Tuesday morning, President Barack Obama signed the historic $938 billion health care overhaul, which will reportedly provide coverage for 32 million uninsured Americans.
None of the “yes” votes, however, came from Republican congressmen, and a majority of people across the country agree with the party’s stand against the proposed bill.
Among those is a legislator, and physician, from Kansas, state senator Jim Barnett (R-Emporia), who said the legislation Obama signed needs to be repealed as soon as possible.
“We need to start over,” the senator said. “We need common sense legislation. The package passed through Congress and signed by Obama will cut Medicare, while expanding Medicaid.”
Barnett said the legislation will cut a half trillion dollars from the federal Medicare system.
“Seniors have already paid in to that system and deserve the coverage they’ve paid for,” he said. “I believe it’s wrong to place a heavy burden on seniors to create yet a new government entitlement. I believe the more entitled we become as a nation, the weaker we become as a nation.”
Barnett has a practice in Emporia, and while he took an oath to do no harm, he believes the Obama package will do more harm than good.
“We should focus on reform efforts that deal with affordability and accessibility,” he said.  “Obama care will wedge bureaucrats between patients and physicians. We should look at tort reform and ways to decrease the practice of defensive medicine that drives the cost of health care.”
Barnett said modern medicine focuses on the need to practice defensive medicine, and Obama care will lead to European levels of taxation.
“We do not have the money to pay for the plan, and ultimately, it will lead to rationing of health care in America,” he said.
Barnett said the true cost of the health care package passed Sunday will be much greater than estimated by Obama and the Democrats who supported the bill.
“When you include the cost of mandated Medicaid expansion and additional discretionary spending for grants and public programs, the baseline cost of this bill will be about $1.33 trillion,” he said. “With the additional grants and various agencies that would be created to implement the bill, the true cost once fully implemented will be more than $2.6 trillion.”
Barnett said he believes the legislation will forever change health care in America, and many doctors nearing retirement will either quit their practice or stop taking Medicare patients.

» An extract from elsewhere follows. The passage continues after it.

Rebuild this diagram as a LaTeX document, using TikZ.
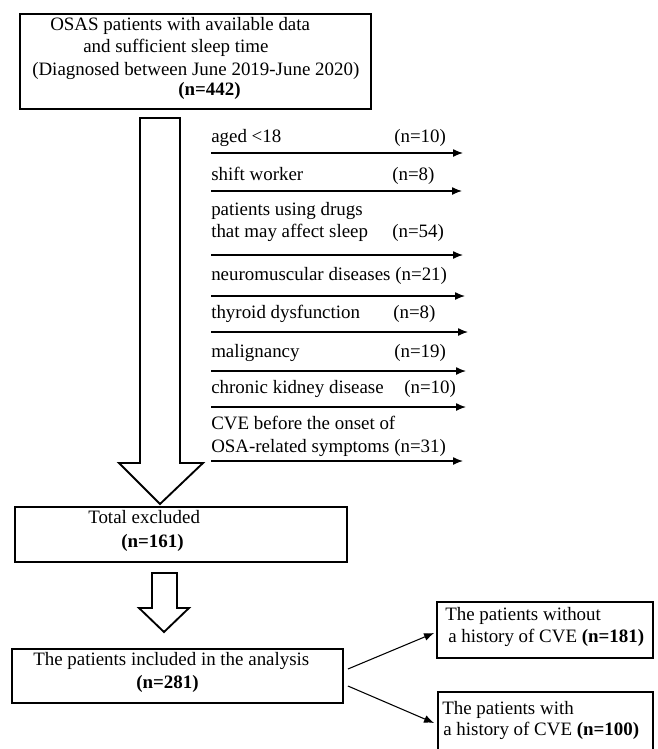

“I also believe this will cause a chilling effect with young people who are considering health care as a physician,” he said
Barnett said the package fails to address the underlying problems of the health care industry, and costs, as well as premiums, will increase significantly.
“The way the bill is written, premiums will increase, including for young people,” he said. “The Obama care package will increase the cost of health care for young Americans, and then the government wants to turn around and subsidize them. That’s crazy.”

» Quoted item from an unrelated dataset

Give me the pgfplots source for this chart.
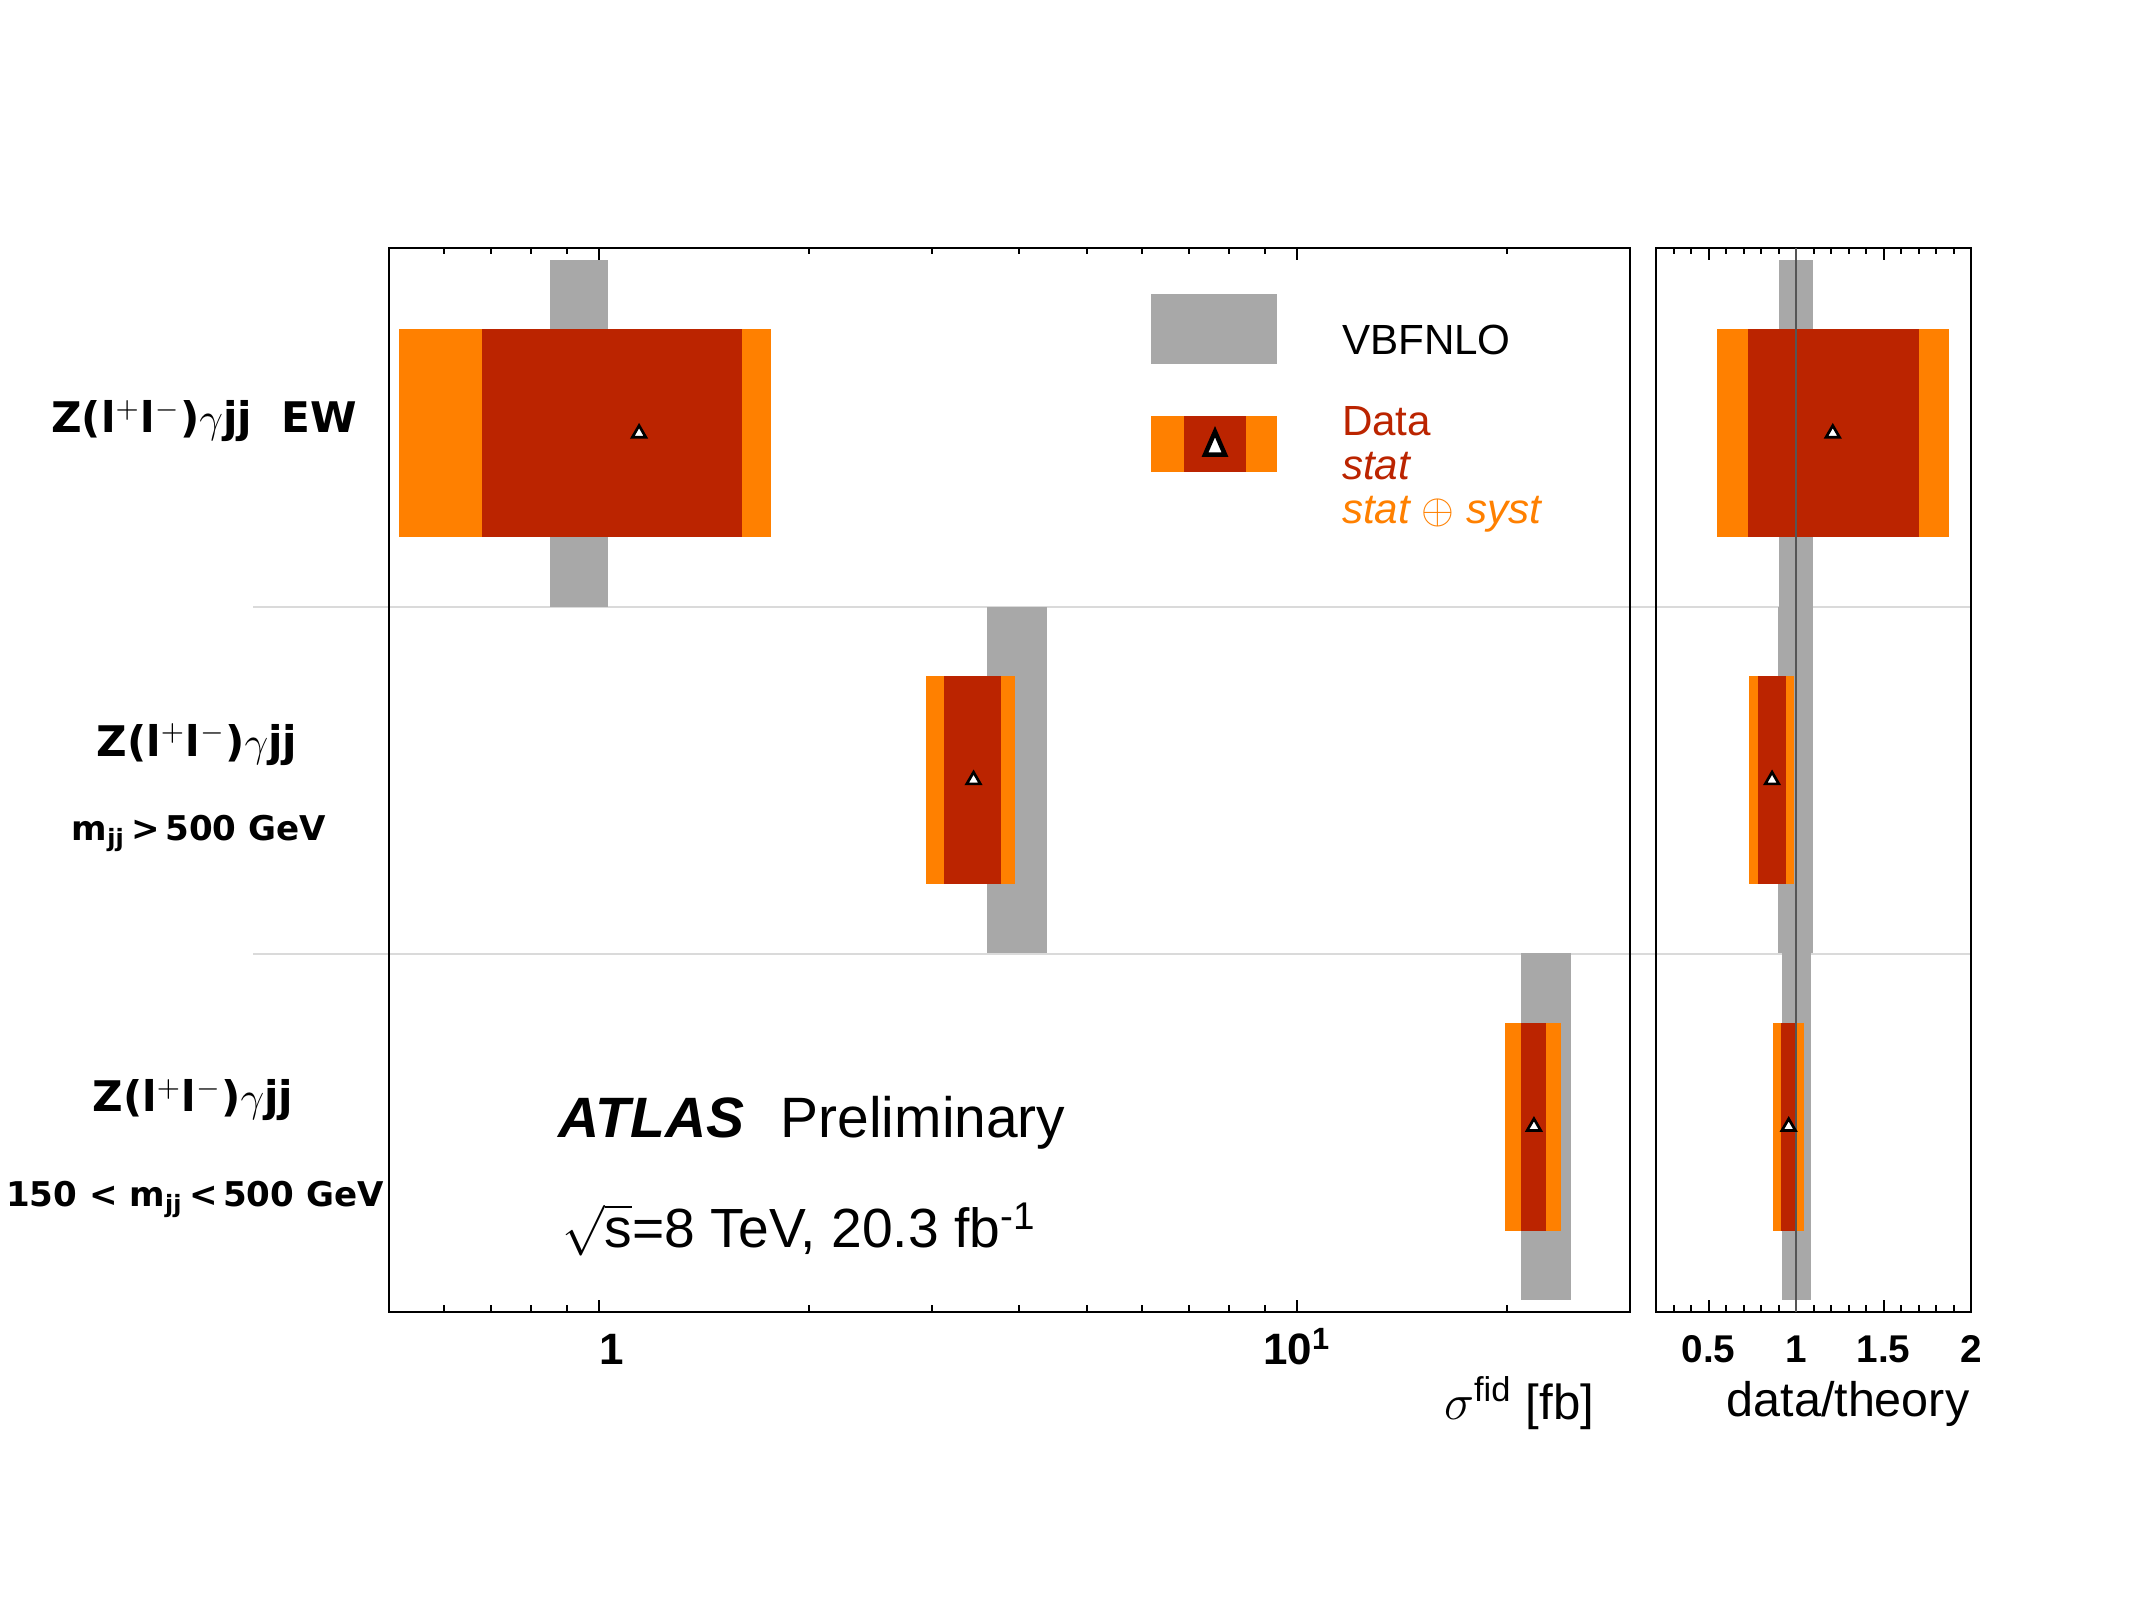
\documentclass[border=0pt]{standalone}
\usepackage{amsmath}
\usepackage{pgfplots}
\pgfplotsset{compat=1.18}
\usepackage{fontspec}
\setmainfont{Liberation Sans}
\newfontfamily\djv{DejaVu Sans}
\definecolor{thgray}{RGB}{168,168,168}
\definecolor{syorange}{RGB}{255,128,0}
\definecolor{stred}{RGB}{187,36,0}
\definecolor{sepgray}{RGB}{218,218,218}
\definecolor{ongray}{RGB}{85,85,85}
\newcommand{\rect}[5]{\addplot[fill=#1, draw=none, forget plot] coordinates {(#2,#4) (#3,#4) (#3,#5) (#2,#5)};}
\newcommand{\labfont}{\djv\bfseries\fontsize{12}{15}\selectfont}
\newcommand{\subfont}{\djv\bfseries\fontsize{9.7}{12}\selectfont}
\newcommand{\legfont}{\fontsize{12}{14}\selectfont}
\begin{document}
\begin{tikzpicture}
\path[use as bounding box] (0,0) rectangle (21.34,16);
\draw[sepgray, line width=0.02cm] (2.53,9.93) -- (19.71,9.93);
\draw[sepgray, line width=0.02cm] (2.53,6.46) -- (19.71,6.46);
\pgfplotsset{
  rowaxis/.style={
    anchor=south west, scale only axis, height=10.64cm,
    ymin=-0.035, ymax=3.035, ytick=\empty,
    tick align=inside, xtick pos=both, xticklabel pos=lower,
    major tick length=0.12cm, minor tick length=0.065cm,
    axis line style={line width=0.02cm},
    every tick/.append style={line width=0.02cm, black},
  }
}
% ---------------- main panel ----------------
\begin{axis}[rowaxis, at={(3.89cm,2.88cm)}, width=12.41cm,
  xmode=log, xmin=0.5, xmax=30,
  xtick={1,10}, xticklabels={{\makebox[0pt][l]{1}},{10\textsuperscript{1}}},
  minor xtick={0.6,0.7,0.8,0.9,2,3,4,5,6,7,8,9,20},
  xticklabel style={anchor=base, yshift=-0.53cm, font=\bfseries\fontsize{12.5}{14}\selectfont},
  legend style={at={(axis description cs:0.61402,0.92951)}, anchor=north west,
    draw=none, fill=none, inner sep=0pt, outer sep=0pt,
    row sep=0.02cm, column sep=0.65cm,
    cells={anchor=base west},
    nodes={inner sep=0pt, outer sep=0pt, anchor=base west,
           text height=0.32cm, text depth=0.1cm, font=\legfont}},
]
% theory (VBFNLO)
\rect{thgray}{0.851}{1.030}{2}{3}
\rect{thgray}{3.60}{4.39}{1}{2}
\rect{thgray}{20.97}{24.7}{0}{1}
% data stat+syst
\rect{syorange}{0.5175}{1.763}{2.2}{2.8}
\rect{syorange}{2.94}{3.95}{1.2}{1.8}
\rect{syorange}{19.84}{23.86}{0.2}{0.8}
% data stat
\rect{stred}{0.680}{1.602}{2.2}{2.8}
\rect{stred}{3.12}{3.76}{1.2}{1.8}
\rect{stred}{20.97}{22.76}{0.2}{0.8}
% central values
\addplot[only marks, mark=triangle*, mark size=0.078cm,
  mark options={fill=white, draw=black, line width=0.027cm}, forget plot]
  coordinates {(1.141,2.5) (3.44,1.5) (21.85,0.5)};
% legend
\addlegendimage{legend image code/.code={
  \fill[thgray, draw=none, overlay] (0cm,-0.09cm) rectangle (1.26cm,0.61cm);
  \path[draw=none, fill=none] (0cm,0cm) -- (1.26cm,0cm);}}
\addlegendentry[text depth=0.467cm]{VBFNLO}
\addlegendimage{legend image code/.code={
  \fill[syorange, draw=none, overlay] (0cm,-0.36cm) rectangle (1.26cm,0.20cm);
  \fill[stred, draw=none, overlay] (0.33cm,-0.36cm) rectangle (0.95cm,0.20cm);
  \draw[black, fill=white, line width=0.045cm, overlay] (0.54cm,-0.19cm) -- (0.74cm,-0.19cm) -- (0.64cm,0.04cm) -- cycle;
  \path[draw=none, fill=none] (0cm,0cm) -- (1.26cm,0cm);}}
\addlegendentry[text=stred]{Data}
\addlegendimage{empty legend}
\addlegendentry[text=stred, font=\itshape\legfont]{stat}
\addlegendimage{empty legend}
\addlegendentry[text=syorange, font=\itshape\legfont]{stat $\oplus$ syst}
\end{axis}
% ---------------- ratio panel ----------------
\begin{axis}[rowaxis, at={(16.56cm,2.88cm)}, width=3.15cm,
  xmin=0.2, xmax=2.0,
  xtick={0.5,1,1.5,2}, xticklabels={0.5,1,1.5,2},
  minor xtick={0.3,0.4,0.6,0.7,0.8,0.9,1.1,1.2,1.3,1.4,1.6,1.7,1.8,1.9},
  xticklabel style={anchor=base, yshift=-0.51cm, font=\bfseries\fontsize{11}{13}\selectfont},
]
\rect{thgray}{0.905}{1.095}{2}{3}
\rect{thgray}{0.899}{1.099}{1}{2}
\rect{thgray}{0.918}{1.084}{0}{1}
\rect{syorange}{0.550}{1.874}{2.2}{2.8}
\rect{syorange}{0.733}{0.987}{1.2}{1.8}
\rect{syorange}{0.869}{1.044}{0.2}{0.8}
\rect{stred}{0.724}{1.701}{2.2}{2.8}
\rect{stred}{0.783}{0.941}{1.2}{1.8}
\rect{stred}{0.916}{0.996}{0.2}{0.8}
\addplot[ongray, line width=0.02cm, forget plot] coordinates {(1,-0.035) (1,3.035)};
\addplot[only marks, mark=triangle*, mark size=0.078cm,
  mark options={fill=white, draw=black, line width=0.027cm}, forget plot]
  coordinates {(1.21,2.5) (0.863,1.5) (0.958,0.5)};
\end{axis}
% ---------------- labels ----------------
\node[font=\labfont] at (2.04,11.79) {Z(l$^{+}$l$^{-}$)$\gamma$jj\ \ EW};
\node[font=\labfont] at (1.97,8.555) {Z(l$^{+}$l$^{-}$)$\gamma$jj};
\node[font=\subfont] at (1.99,7.67) {m\textsubscript{jj}\,>\,500 GeV};
\node[font=\labfont] at (1.93,5.00) {Z(l$^{+}$l$^{-}$)$\gamma$jj};
\node[font=\subfont] at (1.95,4.01) {150 < m\textsubscript{jj}\,<\,500 GeV};
\node[anchor=base west, inner sep=0pt, font=\bfseries\itshape\fontsize{16.2}{19}\selectfont] at (5.58,4.62) {ATLAS};
\node[anchor=base west, inner sep=0pt, font=\fontsize{16.2}{19}\selectfont] at (7.80,4.62) {Preliminary};
\node[anchor=base west, inner sep=0pt, font=\fontsize{15.7}{19}\selectfont] at (5.62,3.52) {$\sqrt{\mbox{s}}$=8 TeV, 20.3 fb\textsuperscript{-1}};
\node[anchor=base east, inner sep=0pt, font=\fontsize{14}{16}\selectfont] at (15.95,1.80) {$\sigma^{\text{fid}}$ [fb]};
\node[anchor=base east, inner sep=0pt, font=\fontsize{13.8}{16}\selectfont] at (19.70,1.83) {data/theory};
\end{tikzpicture}
\end{document}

Barnett said he feels a number of suits will be filed by states across the country examining the constitutionality of Obama care. He, however, has not received any reports of Kansas Attorney General Stephen Six’s desires to participate in such suits.
“I’m sure other states will, and those decisions will ultimately be determined by the Supreme Court of the United States,” Barnett said.
Barnett concluded by saying Sunday’s vote was a step in the wrong direction for American health care.
“I think Washington and this 2,700-page bill is a runaway train that expands government control and will ultimately wedge a bureaucrat between the patient and their doctor,” he said.